**DATA**
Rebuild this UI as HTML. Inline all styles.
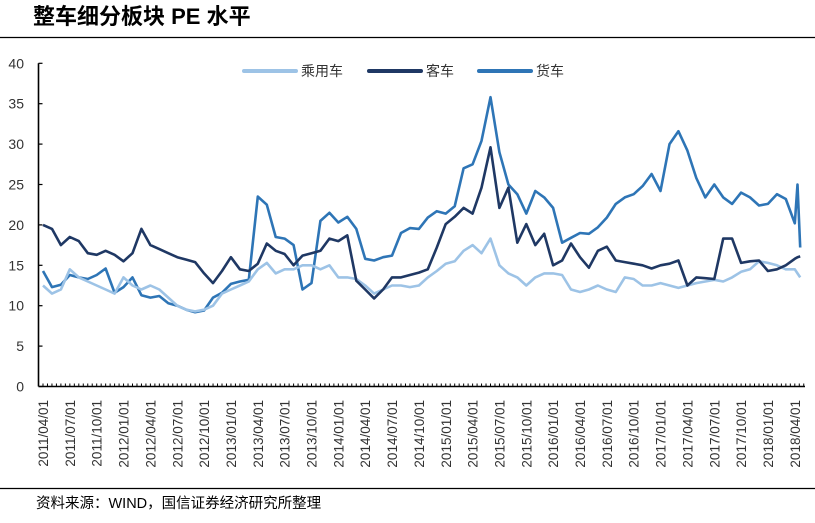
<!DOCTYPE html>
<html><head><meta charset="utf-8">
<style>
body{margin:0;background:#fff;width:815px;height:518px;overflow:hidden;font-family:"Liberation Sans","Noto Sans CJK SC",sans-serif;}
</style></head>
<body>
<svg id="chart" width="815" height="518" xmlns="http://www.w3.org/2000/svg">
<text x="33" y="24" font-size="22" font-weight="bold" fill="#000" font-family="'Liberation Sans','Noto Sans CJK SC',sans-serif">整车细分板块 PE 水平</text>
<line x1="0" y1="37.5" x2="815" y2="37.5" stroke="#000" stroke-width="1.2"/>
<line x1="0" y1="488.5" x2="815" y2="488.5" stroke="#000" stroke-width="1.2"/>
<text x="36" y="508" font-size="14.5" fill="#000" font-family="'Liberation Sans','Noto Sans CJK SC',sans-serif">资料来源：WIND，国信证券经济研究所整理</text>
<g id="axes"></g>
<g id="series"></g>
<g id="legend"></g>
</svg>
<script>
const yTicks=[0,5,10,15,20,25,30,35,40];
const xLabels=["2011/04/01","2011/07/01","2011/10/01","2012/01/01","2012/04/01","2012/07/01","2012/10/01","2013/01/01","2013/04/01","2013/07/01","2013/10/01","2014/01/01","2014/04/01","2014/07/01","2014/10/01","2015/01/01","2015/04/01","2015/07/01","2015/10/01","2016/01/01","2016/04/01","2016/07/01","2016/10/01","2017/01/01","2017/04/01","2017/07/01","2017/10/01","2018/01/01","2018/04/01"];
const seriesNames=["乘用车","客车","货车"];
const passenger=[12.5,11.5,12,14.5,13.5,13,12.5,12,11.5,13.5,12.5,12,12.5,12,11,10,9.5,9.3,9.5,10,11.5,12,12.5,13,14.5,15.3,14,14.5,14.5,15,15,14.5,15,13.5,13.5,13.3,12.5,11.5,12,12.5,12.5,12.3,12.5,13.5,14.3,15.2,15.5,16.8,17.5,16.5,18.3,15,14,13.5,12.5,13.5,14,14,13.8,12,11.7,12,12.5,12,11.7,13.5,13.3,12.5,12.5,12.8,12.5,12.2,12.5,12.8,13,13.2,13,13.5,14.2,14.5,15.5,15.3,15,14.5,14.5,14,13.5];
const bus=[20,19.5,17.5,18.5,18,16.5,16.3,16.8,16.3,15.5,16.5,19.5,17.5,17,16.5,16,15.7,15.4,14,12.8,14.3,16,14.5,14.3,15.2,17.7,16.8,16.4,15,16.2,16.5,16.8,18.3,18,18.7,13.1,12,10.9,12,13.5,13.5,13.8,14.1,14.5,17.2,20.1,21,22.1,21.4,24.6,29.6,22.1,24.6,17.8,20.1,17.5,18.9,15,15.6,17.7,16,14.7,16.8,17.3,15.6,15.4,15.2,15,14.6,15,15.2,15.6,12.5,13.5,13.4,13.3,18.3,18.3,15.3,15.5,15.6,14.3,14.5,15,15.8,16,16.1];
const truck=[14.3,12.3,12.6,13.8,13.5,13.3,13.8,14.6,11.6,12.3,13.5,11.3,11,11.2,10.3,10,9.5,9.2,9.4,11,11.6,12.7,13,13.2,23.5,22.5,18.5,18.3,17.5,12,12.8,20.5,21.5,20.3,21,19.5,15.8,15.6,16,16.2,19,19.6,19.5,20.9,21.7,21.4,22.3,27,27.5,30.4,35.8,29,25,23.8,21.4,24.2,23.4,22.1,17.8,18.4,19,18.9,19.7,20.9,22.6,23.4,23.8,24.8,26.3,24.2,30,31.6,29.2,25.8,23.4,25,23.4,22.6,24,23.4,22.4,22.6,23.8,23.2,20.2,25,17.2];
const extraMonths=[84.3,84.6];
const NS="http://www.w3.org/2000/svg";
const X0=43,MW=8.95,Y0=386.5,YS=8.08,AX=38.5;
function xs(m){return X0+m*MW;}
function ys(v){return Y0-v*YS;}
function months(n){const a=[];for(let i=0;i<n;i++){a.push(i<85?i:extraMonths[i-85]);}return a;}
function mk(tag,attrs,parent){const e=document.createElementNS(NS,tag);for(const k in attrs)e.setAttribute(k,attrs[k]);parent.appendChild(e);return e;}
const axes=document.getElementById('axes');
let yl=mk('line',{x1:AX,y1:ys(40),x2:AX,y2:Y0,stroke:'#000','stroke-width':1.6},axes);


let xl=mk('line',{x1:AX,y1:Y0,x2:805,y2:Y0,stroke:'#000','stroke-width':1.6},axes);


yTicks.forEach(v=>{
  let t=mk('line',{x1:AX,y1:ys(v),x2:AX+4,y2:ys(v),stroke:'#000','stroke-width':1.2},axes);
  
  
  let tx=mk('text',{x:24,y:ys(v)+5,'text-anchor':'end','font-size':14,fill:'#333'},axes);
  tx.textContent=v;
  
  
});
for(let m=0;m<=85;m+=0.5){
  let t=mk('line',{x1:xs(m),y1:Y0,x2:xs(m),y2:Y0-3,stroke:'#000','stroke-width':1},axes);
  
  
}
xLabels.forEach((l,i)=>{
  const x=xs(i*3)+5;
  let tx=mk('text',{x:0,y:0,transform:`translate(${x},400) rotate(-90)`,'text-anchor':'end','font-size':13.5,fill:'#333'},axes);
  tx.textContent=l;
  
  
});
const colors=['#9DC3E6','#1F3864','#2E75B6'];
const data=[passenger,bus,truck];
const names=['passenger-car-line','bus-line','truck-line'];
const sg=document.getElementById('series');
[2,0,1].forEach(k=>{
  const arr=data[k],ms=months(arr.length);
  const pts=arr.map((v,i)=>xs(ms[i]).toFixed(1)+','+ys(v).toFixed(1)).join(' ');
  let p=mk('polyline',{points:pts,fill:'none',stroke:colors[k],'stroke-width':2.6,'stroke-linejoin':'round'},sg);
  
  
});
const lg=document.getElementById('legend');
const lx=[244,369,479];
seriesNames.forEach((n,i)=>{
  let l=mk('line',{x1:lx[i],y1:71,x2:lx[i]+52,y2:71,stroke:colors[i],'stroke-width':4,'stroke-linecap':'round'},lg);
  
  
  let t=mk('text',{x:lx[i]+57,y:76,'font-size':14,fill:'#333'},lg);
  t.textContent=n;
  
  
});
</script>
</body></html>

**PROBLEM**
Copy the material shown above in full and exactly. Skip the pictures.

**TASK RESPONSE**
Rebuild this UI as HTML. Inline all styles.
<!DOCTYPE html>
<html><head><meta charset="utf-8">
<style>
body{margin:0;background:#fff;width:815px;height:518px;overflow:hidden;font-family:"Liberation Sans","Noto Sans CJK SC",sans-serif;}
</style></head>
<body>
<svg id="chart" width="815" height="518" xmlns="http://www.w3.org/2000/svg">
<text x="33" y="24" font-size="22" font-weight="bold" fill="#000" font-family="'Liberation Sans','Noto Sans CJK SC',sans-serif">整车细分板块 PE 水平</text>
<line x1="0" y1="37.5" x2="815" y2="37.5" stroke="#000" stroke-width="1.2"/>
<line x1="0" y1="488.5" x2="815" y2="488.5" stroke="#000" stroke-width="1.2"/>
<text x="36" y="508" font-size="14.5" fill="#000" font-family="'Liberation Sans','Noto Sans CJK SC',sans-serif">资料来源：WIND，国信证券经济研究所整理</text>
<g id="axes"></g>
<g id="series"></g>
<g id="legend"></g>
</svg>
<script>
const yTicks=[0,5,10,15,20,25,30,35,40];
const xLabels=["2011/04/01","2011/07/01","2011/10/01","2012/01/01","2012/04/01","2012/07/01","2012/10/01","2013/01/01","2013/04/01","2013/07/01","2013/10/01","2014/01/01","2014/04/01","2014/07/01","2014/10/01","2015/01/01","2015/04/01","2015/07/01","2015/10/01","2016/01/01","2016/04/01","2016/07/01","2016/10/01","2017/01/01","2017/04/01","2017/07/01","2017/10/01","2018/01/01","2018/04/01"];
const seriesNames=["乘用车","客车","货车"];
const passenger=[12.5,11.5,12,14.5,13.5,13,12.5,12,11.5,13.5,12.5,12,12.5,12,11,10,9.5,9.3,9.5,10,11.5,12,12.5,13,14.5,15.3,14,14.5,14.5,15,15,14.5,15,13.5,13.5,13.3,12.5,11.5,12,12.5,12.5,12.3,12.5,13.5,14.3,15.2,15.5,16.8,17.5,16.5,18.3,15,14,13.5,12.5,13.5,14,14,13.8,12,11.7,12,12.5,12,11.7,13.5,13.3,12.5,12.5,12.8,12.5,12.2,12.5,12.8,13,13.2,13,13.5,14.2,14.5,15.5,15.3,15,14.5,14.5,14,13.5];
const bus=[20,19.5,17.5,18.5,18,16.5,16.3,16.8,16.3,15.5,16.5,19.5,17.5,17,16.5,16,15.7,15.4,14,12.8,14.3,16,14.5,14.3,15.2,17.7,16.8,16.4,15,16.2,16.5,16.8,18.3,18,18.7,13.1,12,10.9,12,13.5,13.5,13.8,14.1,14.5,17.2,20.1,21,22.1,21.4,24.6,29.6,22.1,24.6,17.8,20.1,17.5,18.9,15,15.6,17.7,16,14.7,16.8,17.3,15.6,15.4,15.2,15,14.6,15,15.2,15.6,12.5,13.5,13.4,13.3,18.3,18.3,15.3,15.5,15.6,14.3,14.5,15,15.8,16,16.1];
const truck=[14.3,12.3,12.6,13.8,13.5,13.3,13.8,14.6,11.6,12.3,13.5,11.3,11,11.2,10.3,10,9.5,9.2,9.4,11,11.6,12.7,13,13.2,23.5,22.5,18.5,18.3,17.5,12,12.8,20.5,21.5,20.3,21,19.5,15.8,15.6,16,16.2,19,19.6,19.5,20.9,21.7,21.4,22.3,27,27.5,30.4,35.8,29,25,23.8,21.4,24.2,23.4,22.1,17.8,18.4,19,18.9,19.7,20.9,22.6,23.4,23.8,24.8,26.3,24.2,30,31.6,29.2,25.8,23.4,25,23.4,22.6,24,23.4,22.4,22.6,23.8,23.2,20.2,25,17.2];
const extraMonths=[84.3,84.6];
const NS="http://www.w3.org/2000/svg";
const X0=43,MW=8.95,Y0=386.5,YS=8.08,AX=38.5;
function xs(m){return X0+m*MW;}
function ys(v){return Y0-v*YS;}
function months(n){const a=[];for(let i=0;i<n;i++){a.push(i<85?i:extraMonths[i-85]);}return a;}
function mk(tag,attrs,parent){const e=document.createElementNS(NS,tag);for(const k in attrs)e.setAttribute(k,attrs[k]);parent.appendChild(e);return e;}
const axes=document.getElementById('axes');
let yl=mk('line',{x1:AX,y1:ys(40),x2:AX,y2:Y0,stroke:'#000','stroke-width':1.6},axes);


let xl=mk('line',{x1:AX,y1:Y0,x2:805,y2:Y0,stroke:'#000','stroke-width':1.6},axes);


yTicks.forEach(v=>{
  let t=mk('line',{x1:AX,y1:ys(v),x2:AX+4,y2:ys(v),stroke:'#000','stroke-width':1.2},axes);
  
  
  let tx=mk('text',{x:24,y:ys(v)+5,'text-anchor':'end','font-size':14,fill:'#333'},axes);
  tx.textContent=v;
  
  
});
for(let m=0;m<=85;m+=0.5){
  let t=mk('line',{x1:xs(m),y1:Y0,x2:xs(m),y2:Y0-3,stroke:'#000','stroke-width':1},axes);
  
  
}
xLabels.forEach((l,i)=>{
  const x=xs(i*3)+5;
  let tx=mk('text',{x:0,y:0,transform:`translate(${x},400) rotate(-90)`,'text-anchor':'end','font-size':13.5,fill:'#333'},axes);
  tx.textContent=l;
  
  
});
const colors=['#9DC3E6','#1F3864','#2E75B6'];
const data=[passenger,bus,truck];
const names=['passenger-car-line','bus-line','truck-line'];
const sg=document.getElementById('series');
[2,0,1].forEach(k=>{
  const arr=data[k],ms=months(arr.length);
  const pts=arr.map((v,i)=>xs(ms[i]).toFixed(1)+','+ys(v).toFixed(1)).join(' ');
  let p=mk('polyline',{points:pts,fill:'none',stroke:colors[k],'stroke-width':2.6,'stroke-linejoin':'round'},sg);
  
  
});
const lg=document.getElementById('legend');
const lx=[244,369,479];
seriesNames.forEach((n,i)=>{
  let l=mk('line',{x1:lx[i],y1:71,x2:lx[i]+52,y2:71,stroke:colors[i],'stroke-width':4,'stroke-linecap':'round'},lg);
  
  
  let t=mk('text',{x:lx[i]+57,y:76,'font-size':14,fill:'#333'},lg);
  t.textContent=n;
  
  
});
</script>
</body></html>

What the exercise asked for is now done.